Stored data ->
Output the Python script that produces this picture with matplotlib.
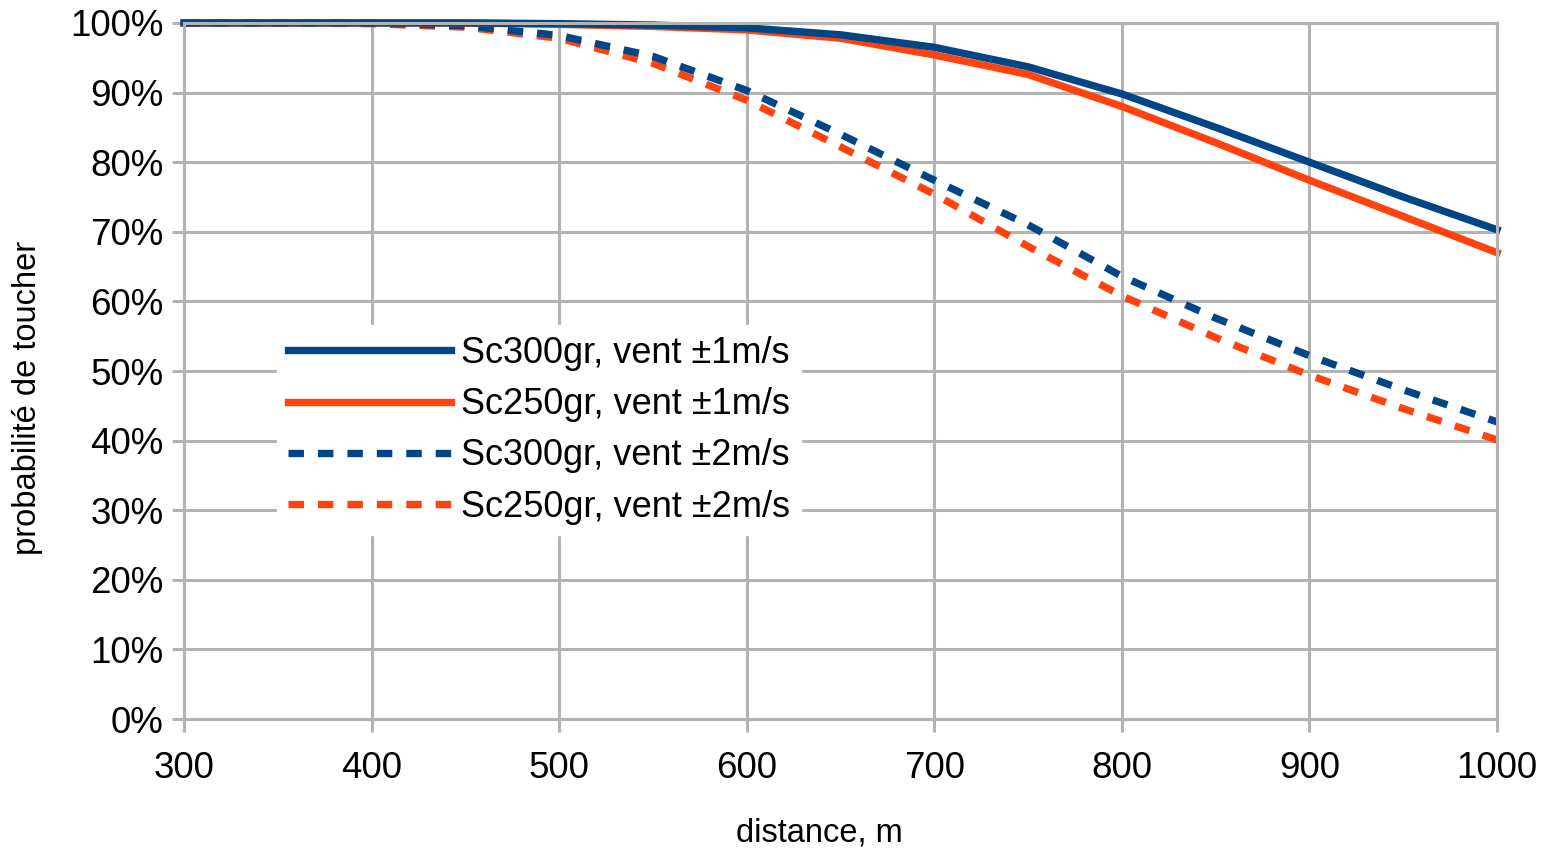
import matplotlib
matplotlib.use("Agg")
import matplotlib.pyplot as plt
import matplotlib.ticker as ticker

# distance (m) and hit probability (%)
distance = [300, 350, 400, 450, 500, 550, 600, 650, 700, 750, 800, 850, 900, 950, 1000]
sc300_v1 = [100, 100, 100, 100, 99.9, 99.7, 99.3, 98.3, 96.5, 93.7, 89.8, 85.0, 80.0, 75.0, 70.3]
sc250_v1 = [100, 100, 100, 100, 99.8, 99.5, 99.0, 97.8, 95.4, 92.6, 88.0, 82.8, 77.4, 72.2, 67.0]
sc300_v2 = [100, 100, 100, 99.6, 98.2, 95.2, 90.3, 84.0, 77.4, 71.0, 63.6, 57.6, 52.2, 47.3, 42.7]
sc250_v2 = [100, 100, 99.9, 99.4, 97.8, 94.2, 88.9, 82.2, 75.4, 67.9, 60.8, 54.8, 49.4, 44.6, 40.1]

labels = ["Sc300gr, vent ±1m/s", "Sc250gr, vent ±1m/s",
          "Sc300gr, vent ±2m/s", "Sc250gr, vent ±2m/s"]

BLUE = "#004586"
ORANGE = "#ff420e"
GRID = "#b3b3b3"

plt.rcParams["font.family"] = ["Liberation Sans", "DejaVu Sans"]

fig = plt.figure(figsize=(15.47, 8.5), dpi=100)
ax = fig.add_axes([0.119, 0.154, 0.8487, 0.819])

dash = (2.1, 1.9)
l4, = ax.plot(distance, sc250_v2, color=ORANGE, lw=5.3, dashes=dash,
              dash_capstyle="butt", clip_on=False)
l3, = ax.plot(distance, sc300_v2, color=BLUE, lw=5.3, dashes=dash,
              dash_capstyle="butt", clip_on=False)
l2, = ax.plot(distance, sc250_v1, color=ORANGE, lw=5.3, clip_on=False)
l1, = ax.plot(distance, sc300_v1, color=BLUE, lw=5.3, clip_on=False)

ax.set_xlim(300, 1000)
ax.set_ylim(0, 100)
ax.xaxis.set_major_locator(ticker.MultipleLocator(100))
ax.yaxis.set_major_locator(ticker.MultipleLocator(10))
ax.yaxis.set_major_formatter(ticker.FuncFormatter(lambda v, p: f"{v:.0f}%"))
ax.grid(True, color=GRID, lw=2.2)
ax.set_axisbelow(True)
for s in ax.spines.values():
    s.set_color(GRID)
    s.set_linewidth(2.2)
ax.tick_params(colors=GRID, labelcolor="black", labelsize=26.5, length=9,
               width=2.2)
ax.tick_params(axis="x", pad=14)
ax.tick_params(axis="y", pad=6)

ax.set_xlabel("distance, m", fontsize=23.5, va="center")
ax.xaxis.set_label_coords(0.484, -0.164)
ax.set_ylabel("probabilité de toucher", fontsize=23.5, va="center")
ax.yaxis.set_label_coords(-0.119, 0.461)

leg = ax.legend([l1, l2, l3, l4], labels, loc="upper left",
                bbox_to_anchor=(0.071, 0.566), borderaxespad=0,
                fontsize=26, frameon=True, fancybox=False, framealpha=1,
                edgecolor="white", handlelength=4.5, handletextpad=0.3,
                labelspacing=0.45, borderpad=0.3)

fig.savefig("out.png", dpi=100)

Exercise ->
Take the lines from the start of the material to the line with "color=BLUE, lw=5.3, clip_on=False)", both included, and transcribe them exactly without the pictures.

Final result ->
Output the Python script that produces this picture with matplotlib.
import matplotlib
matplotlib.use("Agg")
import matplotlib.pyplot as plt
import matplotlib.ticker as ticker

# distance (m) and hit probability (%)
distance = [300, 350, 400, 450, 500, 550, 600, 650, 700, 750, 800, 850, 900, 950, 1000]
sc300_v1 = [100, 100, 100, 100, 99.9, 99.7, 99.3, 98.3, 96.5, 93.7, 89.8, 85.0, 80.0, 75.0, 70.3]
sc250_v1 = [100, 100, 100, 100, 99.8, 99.5, 99.0, 97.8, 95.4, 92.6, 88.0, 82.8, 77.4, 72.2, 67.0]
sc300_v2 = [100, 100, 100, 99.6, 98.2, 95.2, 90.3, 84.0, 77.4, 71.0, 63.6, 57.6, 52.2, 47.3, 42.7]
sc250_v2 = [100, 100, 99.9, 99.4, 97.8, 94.2, 88.9, 82.2, 75.4, 67.9, 60.8, 54.8, 49.4, 44.6, 40.1]

labels = ["Sc300gr, vent ±1m/s", "Sc250gr, vent ±1m/s",
          "Sc300gr, vent ±2m/s", "Sc250gr, vent ±2m/s"]

BLUE = "#004586"
ORANGE = "#ff420e"
GRID = "#b3b3b3"

plt.rcParams["font.family"] = ["Liberation Sans", "DejaVu Sans"]

fig = plt.figure(figsize=(15.47, 8.5), dpi=100)
ax = fig.add_axes([0.119, 0.154, 0.8487, 0.819])

dash = (2.1, 1.9)
l4, = ax.plot(distance, sc250_v2, color=ORANGE, lw=5.3, dashes=dash,
              dash_capstyle="butt", clip_on=False)
l3, = ax.plot(distance, sc300_v2, color=BLUE, lw=5.3, dashes=dash,
              dash_capstyle="butt", clip_on=False)
l2, = ax.plot(distance, sc250_v1, color=ORANGE, lw=5.3, clip_on=False)
l1, = ax.plot(distance, sc300_v1, color=BLUE, lw=5.3, clip_on=False)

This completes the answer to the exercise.